R4/129th pick: Guard Lecitus Smith, Virginia Tech
Much of the reasoning for the Fortner pick can be applied here as well. One addition isn’t enough to fix a major depth issue on the interior of the line, so doubling down makes a ton of sense. Smith was a three-year starter for Virginia Tech, showcasing his strengths in pass protection. He needs some work in the run game, but the Cowboys won’t be asking him to start right away. If Smith develops into a reliable backup that can start when asked, this pick will be a success.
R5/155th pick: TE Grant Calcaterra, SMU
After the departure of tight end Blake Jarwin in the offseason, the Cowboys are a little thin at the position. They obviously have Dalton Schultz, who’s coming off of a career year, but there isn’t much behind him. Calcaterra could provide Dallas with a potential backup at the position. The former Oklahoma Sooner is at his best catching the ball and running routes in space. That should align with what the Cowboys are looking for at the position. It’s easy to see Calcaterra being used in two tight end sets and giving quarterback Dak Prescott another big, reliable target over the middle. There is some concern with concussion issues, but this is a fifth-round pick. Calcaterra is worth the risk.
R5/167th pick: DL Eyioma Uwazurike, Iowa State
Uwazurike is an appealing project at a position of need for the Cowboys. During his time at Iowa State, Uwazurike was part of some of the best run defenses in all of college football. He’s at his best defending the run, and he can do so from any spot on the defensive line. Dallas has plenty of young defensive tackles already on roster, but none of them are particularly appealing outside of Osa Odighizuwa. Injuries have also been a problem at the position, making this pick even more sensible. Uwazurike is a complete projection, but using a fifth-rounder on him won’t hurt.
R5/176th pick: Safety Sterling Weatherford, Miami (OH)
Weatherford has the chance to be an absolute steal if used correctly.

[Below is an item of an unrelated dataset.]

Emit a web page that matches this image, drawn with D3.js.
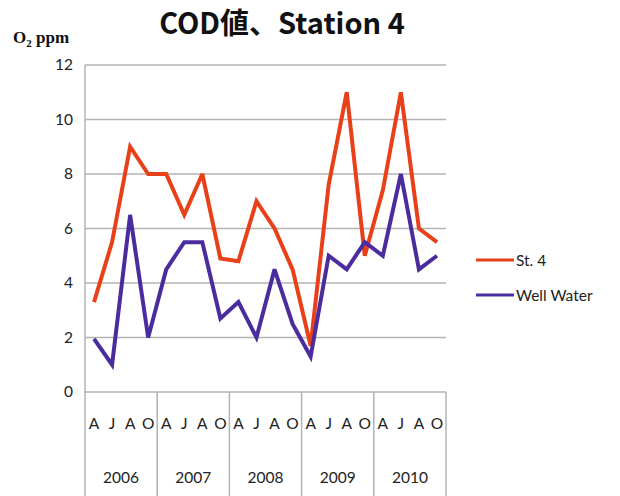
<!DOCTYPE html>
<html>
<head>
<meta charset="utf-8">
<script src="https://cdn.jsdelivr.net/npm/d3@7"></script>
<style>
  html, body { margin: 0; padding: 0; background: #fff; }
  svg { display: block; }
</style>
</head>
<body>
<svg id="chart" width="620" height="496"></svg>
<script>
// Quarterly sampling months and years
const years = ["2006", "2007", "2008", "2009", "2010"];
const months = ["A", "J", "A", "O"];
// COD values (O2 ppm)
const station4 = [3.3, 5.5, 9.0, 8.0, 8.0, 6.5, 8.0, 4.9, 4.8, 7.0, 6.0, 4.5, 1.7, 7.6, 11.0, 5.0, 7.4, 11.0, 6.0, 5.5];
const wellWater = [1.95, 1.0, 6.5, 2.0, 4.5, 5.5, 5.5, 2.7, 3.3, 2.0, 4.5, 2.5, 1.3, 5.0, 4.5, 5.5, 5.0, 8.0, 4.5, 5.0];
const yTicks = [0, 2, 4, 6, 8, 10, 12];
const seriesNames = ["St. 4", "Well Water"];
const seriesColors = ["#e8411a", "#4b2c9f"];

const svg = d3.select("#chart");
const plotLeft = 85, plotRight = 446, plotTop = 65, plotBottom = 392;

const categories = [];
years.forEach(y => months.forEach((m, i) => categories.push(y + "-" + i)));

const x = d3.scaleBand().domain(categories).range([plotLeft, plotRight]);
const xYear = d3.scaleBand().domain(years).range([plotLeft, plotRight]);
const y = d3.scaleLinear().domain([0, 12]).range([plotBottom, plotTop]);

const gridColor = "#b3b3b3";
const labelFont = "Lato, 'Open Sans', sans-serif";

// Horizontal gridlines
svg.append("g").selectAll("line").data(yTicks).join("line")
  .attr("x1", plotLeft).attr("x2", plotRight)
  .attr("y1", d => y(d)).attr("y2", d => y(d))
  .attr("stroke", gridColor).attr("stroke-width", 1.5);

// Vertical axis line
svg.append("line").attr("x1", plotLeft).attr("x2", plotLeft)
  .attr("y1", plotTop).attr("y2", plotBottom)
  .attr("stroke", gridColor).attr("stroke-width", 1.5);

// Year separators below the axis
const seps = years.map(yr => xYear(yr)).concat([plotRight]);
svg.append("g").selectAll("line").data(seps).join("line")
  .attr("x1", d => d).attr("x2", d => d)
  .attr("y1", plotBottom).attr("y2", 496)
  .attr("stroke", gridColor).attr("stroke-width", 1.5);

// Y tick labels
svg.append("g").selectAll("text").data(yTicks).join("text")
  .attr("x", 73).attr("y", d => y(d) + 5)
  .attr("text-anchor", "end")
  .attr("font-family", labelFont).attr("font-size", 15.5).attr("fill", "#222")
  .text(d => d);

// Month labels
svg.append("g").selectAll("text").data(categories).join("text")
  .attr("x", d => x(d) + x.bandwidth() / 2).attr("y", 429)
  .attr("text-anchor", "middle")
  .attr("font-family", labelFont).attr("font-size", 15.5).attr("fill", "#222")
  .text(d => months[+d.split("-")[1]]);

// Year labels
svg.append("g").selectAll("text").data(years).join("text")
  .attr("x", d => xYear(d) + xYear.bandwidth() / 2).attr("y", 483)
  .attr("text-anchor", "middle")
  .attr("font-family", labelFont).attr("font-size", 15.5).attr("fill", "#222")
  .text(d => d);

// Series lines
const line = d3.line()
  .x((d, i) => x(categories[i]) + x.bandwidth() / 2)
  .y(d => y(d))
  .curve(d3.curveLinear);

[station4, wellWater].forEach((vals, k) => {
  svg.append("path").datum(vals)
    .attr("d", line)
    .attr("fill", "none")
    .attr("stroke", seriesColors[k])
    .attr("stroke-width", 4)
    .attr("stroke-linejoin", "miter")
    .attr("stroke-miterlimit", 3);
});

// Legend
const legend = svg.append("g").selectAll("g").data(seriesNames).join("g")
  .attr("transform", (d, i) => `translate(476, ${260 + i * 35})`);
legend.append("line").attr("x1", 0).attr("x2", 38).attr("y1", 0).attr("y2", 0)
  .attr("stroke", (d, i) => seriesColors[i]).attr("stroke-width", 3);
legend.append("text").attr("x", 40).attr("y", 6)
  .attr("font-family", labelFont).attr("font-size", 15.5).attr("fill", "#222")
  .text(d => d);

// Title
svg.append("text").attr("x", 282).attr("y", 34)
  .attr("text-anchor", "middle")
  .attr("font-family", "'Noto Sans CJK JP', sans-serif")
  .attr("font-weight", "bold").attr("font-size", 29).attr("fill", "#111")
  .text("COD値、Station 4");

// Unit label
const unit = svg.append("text").attr("x", 13).attr("y", 43)
  .attr("font-family", "'Liberation Serif', serif")
  .attr("font-weight", "bold").attr("font-size", 17).attr("fill", "#111");
unit.append("tspan").text("O");
unit.append("tspan").attr("font-size", 11).attr("dy", 4).text("2");
unit.append("tspan").attr("dy", -4).text(" ppm");
</script>
</body>
</html>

He should come into the league and immediately make a big impact on special teams, which automatically makes him an appealing late-round pick. Weatherford is also capable of playing the role of a box safety or a sub-package linebacker. That adds depth at a position where the Cowboys need additional players. He shouldn’t see the field much in his rookie year, but he’s an appealing prospect that will be a good special-teamer at the very least.

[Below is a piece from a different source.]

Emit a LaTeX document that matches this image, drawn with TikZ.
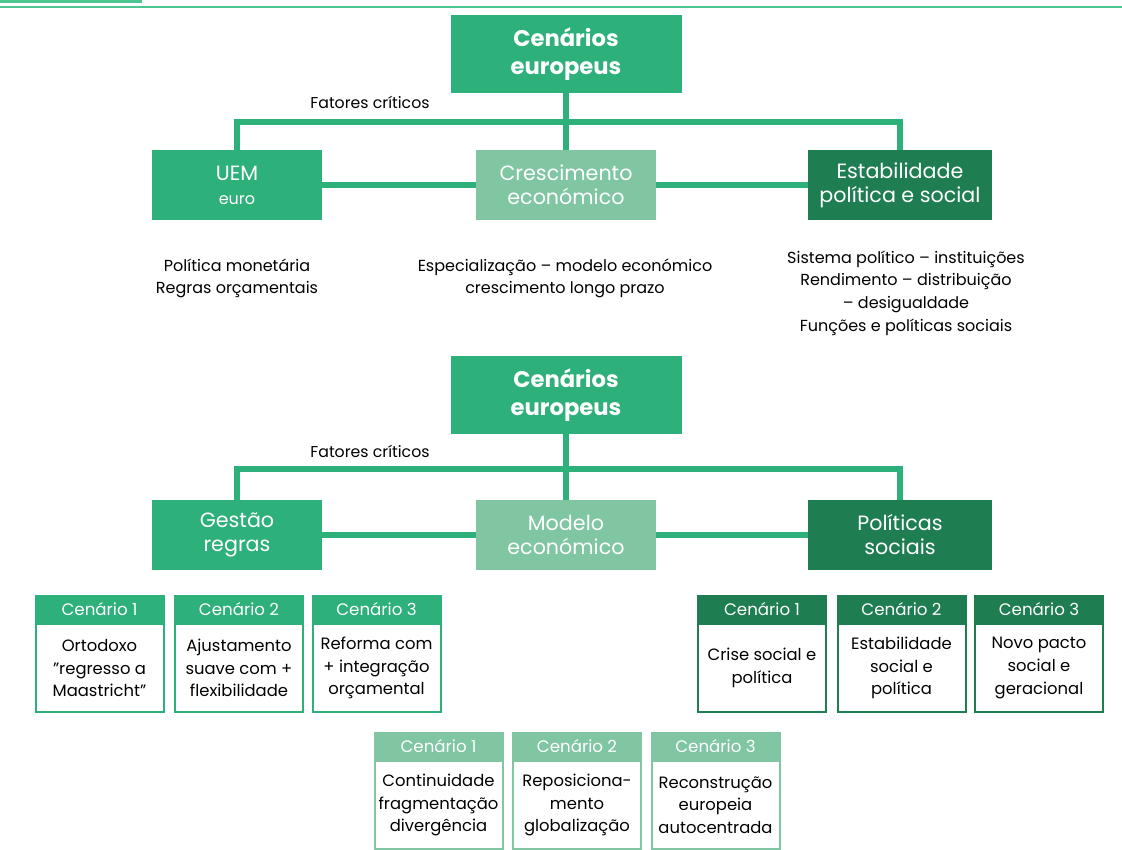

R5/178th pick: RB Pierre Strong Jr., South Dakota State
This pick is a pure flier. Dallas doesn’t need any help at running back, but Strong is too appealing to pass up this late in the draft. He’s one of the must underrated backs in the class. He could also provide value on special teams. Drafting Strong is pretty much the definition of a low-risk, high-reward pick. He should be on every NFL fans’ radar this offseason.

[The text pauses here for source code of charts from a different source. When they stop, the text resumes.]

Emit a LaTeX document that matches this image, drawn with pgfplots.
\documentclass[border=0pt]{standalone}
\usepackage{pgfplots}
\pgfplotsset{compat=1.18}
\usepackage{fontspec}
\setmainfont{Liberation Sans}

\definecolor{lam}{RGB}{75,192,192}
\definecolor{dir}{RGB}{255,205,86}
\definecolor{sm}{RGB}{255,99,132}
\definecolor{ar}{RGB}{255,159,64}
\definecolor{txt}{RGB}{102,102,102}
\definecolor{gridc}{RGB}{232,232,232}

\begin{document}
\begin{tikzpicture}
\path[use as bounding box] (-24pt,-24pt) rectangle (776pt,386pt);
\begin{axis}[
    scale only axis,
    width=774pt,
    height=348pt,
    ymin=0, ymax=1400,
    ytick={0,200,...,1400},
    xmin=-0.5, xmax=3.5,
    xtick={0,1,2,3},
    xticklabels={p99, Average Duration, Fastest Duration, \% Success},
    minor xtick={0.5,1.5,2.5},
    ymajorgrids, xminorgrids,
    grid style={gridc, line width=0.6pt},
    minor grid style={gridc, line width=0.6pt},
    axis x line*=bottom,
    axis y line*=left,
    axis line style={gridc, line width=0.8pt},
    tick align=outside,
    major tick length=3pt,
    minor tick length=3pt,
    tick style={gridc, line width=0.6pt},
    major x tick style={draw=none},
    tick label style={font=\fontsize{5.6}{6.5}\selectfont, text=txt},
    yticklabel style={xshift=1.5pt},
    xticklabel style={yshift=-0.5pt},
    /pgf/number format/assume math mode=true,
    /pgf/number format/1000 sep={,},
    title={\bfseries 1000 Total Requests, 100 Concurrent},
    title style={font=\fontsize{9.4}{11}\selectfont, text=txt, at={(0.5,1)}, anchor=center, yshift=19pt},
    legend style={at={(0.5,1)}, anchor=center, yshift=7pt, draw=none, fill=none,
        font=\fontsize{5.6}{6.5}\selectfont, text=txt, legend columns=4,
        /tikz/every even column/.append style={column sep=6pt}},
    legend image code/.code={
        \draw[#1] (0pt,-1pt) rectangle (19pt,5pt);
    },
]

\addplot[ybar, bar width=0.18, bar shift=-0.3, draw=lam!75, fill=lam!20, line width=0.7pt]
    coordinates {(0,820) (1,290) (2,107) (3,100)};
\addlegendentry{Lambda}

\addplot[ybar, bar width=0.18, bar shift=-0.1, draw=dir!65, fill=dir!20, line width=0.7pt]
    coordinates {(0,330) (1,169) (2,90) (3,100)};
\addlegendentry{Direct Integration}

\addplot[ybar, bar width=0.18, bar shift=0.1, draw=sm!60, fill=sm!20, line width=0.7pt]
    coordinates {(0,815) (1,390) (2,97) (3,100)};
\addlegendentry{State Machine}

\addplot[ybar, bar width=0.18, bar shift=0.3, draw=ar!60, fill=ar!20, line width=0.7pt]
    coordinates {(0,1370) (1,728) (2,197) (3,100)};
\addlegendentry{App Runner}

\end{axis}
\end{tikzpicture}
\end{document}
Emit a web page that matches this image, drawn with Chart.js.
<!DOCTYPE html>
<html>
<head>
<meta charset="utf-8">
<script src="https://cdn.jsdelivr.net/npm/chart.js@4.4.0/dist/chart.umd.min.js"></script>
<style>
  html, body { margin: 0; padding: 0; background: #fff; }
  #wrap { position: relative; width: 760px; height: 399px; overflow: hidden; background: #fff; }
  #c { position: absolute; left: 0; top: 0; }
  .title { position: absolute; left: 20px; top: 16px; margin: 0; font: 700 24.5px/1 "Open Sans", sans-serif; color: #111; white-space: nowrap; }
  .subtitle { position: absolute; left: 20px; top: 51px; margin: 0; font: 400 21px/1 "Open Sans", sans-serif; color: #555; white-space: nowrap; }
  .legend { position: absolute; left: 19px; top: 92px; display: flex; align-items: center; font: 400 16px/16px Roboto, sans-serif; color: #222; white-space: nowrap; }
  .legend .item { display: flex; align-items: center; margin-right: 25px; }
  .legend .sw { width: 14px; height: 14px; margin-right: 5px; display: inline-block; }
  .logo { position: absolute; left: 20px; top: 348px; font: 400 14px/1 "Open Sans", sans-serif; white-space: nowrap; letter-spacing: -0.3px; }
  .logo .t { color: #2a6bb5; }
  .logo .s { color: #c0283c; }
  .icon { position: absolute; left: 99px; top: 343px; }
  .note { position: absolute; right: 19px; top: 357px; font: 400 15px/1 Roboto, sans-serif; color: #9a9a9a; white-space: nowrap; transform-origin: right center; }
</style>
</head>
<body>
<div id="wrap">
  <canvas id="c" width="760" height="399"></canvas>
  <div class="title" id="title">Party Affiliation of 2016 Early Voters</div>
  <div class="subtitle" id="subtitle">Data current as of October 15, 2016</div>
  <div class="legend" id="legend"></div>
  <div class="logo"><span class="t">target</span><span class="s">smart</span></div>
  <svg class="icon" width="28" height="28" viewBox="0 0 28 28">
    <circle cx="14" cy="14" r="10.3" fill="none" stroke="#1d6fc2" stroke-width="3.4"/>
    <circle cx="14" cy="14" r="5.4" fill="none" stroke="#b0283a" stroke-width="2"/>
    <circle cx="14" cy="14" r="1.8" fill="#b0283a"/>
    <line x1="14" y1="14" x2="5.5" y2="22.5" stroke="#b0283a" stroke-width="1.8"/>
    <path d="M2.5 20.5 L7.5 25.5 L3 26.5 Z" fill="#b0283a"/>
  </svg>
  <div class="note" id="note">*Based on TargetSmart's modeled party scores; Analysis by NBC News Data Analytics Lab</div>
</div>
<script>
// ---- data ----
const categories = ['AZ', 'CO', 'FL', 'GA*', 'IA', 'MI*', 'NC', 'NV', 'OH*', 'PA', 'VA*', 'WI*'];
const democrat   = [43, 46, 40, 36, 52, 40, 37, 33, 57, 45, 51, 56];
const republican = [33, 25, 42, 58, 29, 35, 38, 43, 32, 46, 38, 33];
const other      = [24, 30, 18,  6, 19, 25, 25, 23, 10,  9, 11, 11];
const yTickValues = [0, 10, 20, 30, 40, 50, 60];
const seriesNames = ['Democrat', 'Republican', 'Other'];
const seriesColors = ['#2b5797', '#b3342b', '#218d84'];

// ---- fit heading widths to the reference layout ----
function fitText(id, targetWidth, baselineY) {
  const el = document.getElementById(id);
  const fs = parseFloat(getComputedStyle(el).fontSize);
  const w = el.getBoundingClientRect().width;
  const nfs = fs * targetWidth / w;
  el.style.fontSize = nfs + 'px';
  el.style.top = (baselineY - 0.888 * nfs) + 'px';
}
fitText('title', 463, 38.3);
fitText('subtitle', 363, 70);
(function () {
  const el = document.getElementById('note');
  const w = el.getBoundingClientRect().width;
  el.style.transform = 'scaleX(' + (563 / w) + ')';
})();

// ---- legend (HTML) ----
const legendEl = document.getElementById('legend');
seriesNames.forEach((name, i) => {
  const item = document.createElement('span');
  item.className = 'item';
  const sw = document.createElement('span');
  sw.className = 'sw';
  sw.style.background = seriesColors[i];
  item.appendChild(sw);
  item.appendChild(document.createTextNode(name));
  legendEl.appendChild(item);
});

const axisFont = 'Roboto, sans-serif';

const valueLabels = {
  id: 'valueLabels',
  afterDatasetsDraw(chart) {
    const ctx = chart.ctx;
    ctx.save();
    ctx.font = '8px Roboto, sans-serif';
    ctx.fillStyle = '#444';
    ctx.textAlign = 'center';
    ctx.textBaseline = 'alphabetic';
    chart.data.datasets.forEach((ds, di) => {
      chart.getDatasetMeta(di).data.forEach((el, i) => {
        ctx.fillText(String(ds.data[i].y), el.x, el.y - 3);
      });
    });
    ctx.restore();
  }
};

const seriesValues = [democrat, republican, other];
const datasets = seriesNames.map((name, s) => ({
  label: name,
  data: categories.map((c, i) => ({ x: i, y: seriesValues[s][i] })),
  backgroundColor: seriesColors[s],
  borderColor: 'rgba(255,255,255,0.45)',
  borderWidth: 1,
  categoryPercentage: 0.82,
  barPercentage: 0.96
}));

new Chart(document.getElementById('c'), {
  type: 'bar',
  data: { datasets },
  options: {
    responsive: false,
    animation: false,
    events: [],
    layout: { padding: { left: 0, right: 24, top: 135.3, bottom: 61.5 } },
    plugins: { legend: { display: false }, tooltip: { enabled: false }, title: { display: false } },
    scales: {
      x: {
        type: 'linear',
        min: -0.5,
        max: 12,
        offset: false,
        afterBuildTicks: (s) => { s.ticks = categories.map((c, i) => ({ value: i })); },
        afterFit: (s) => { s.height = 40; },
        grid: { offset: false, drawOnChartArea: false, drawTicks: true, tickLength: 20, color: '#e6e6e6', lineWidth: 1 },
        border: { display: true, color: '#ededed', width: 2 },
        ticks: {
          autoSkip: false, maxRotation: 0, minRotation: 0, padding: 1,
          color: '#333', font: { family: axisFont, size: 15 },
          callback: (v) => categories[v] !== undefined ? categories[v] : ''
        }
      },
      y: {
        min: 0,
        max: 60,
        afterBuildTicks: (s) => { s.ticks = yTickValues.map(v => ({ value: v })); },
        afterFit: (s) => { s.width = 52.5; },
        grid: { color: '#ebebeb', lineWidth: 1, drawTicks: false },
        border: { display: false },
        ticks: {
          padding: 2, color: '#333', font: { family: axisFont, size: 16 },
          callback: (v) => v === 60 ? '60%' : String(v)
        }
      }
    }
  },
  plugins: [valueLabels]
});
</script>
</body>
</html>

R6/193rd pick: WR Tyquan Thornton, Baylor
Why not add a speed demon with the last pick of the draft class? Thornton ran an incredible 4.28 forty-yard dash at the combine, automatically making him a somewhat appealing prospect. He isn’t a great player right now, but if he could just develop into a one-trick pony using his speed, this would be a home run pick for Dallas. If he doesn’t work out, no one will fault the Cowboys for taking a chance on him in the sixth round.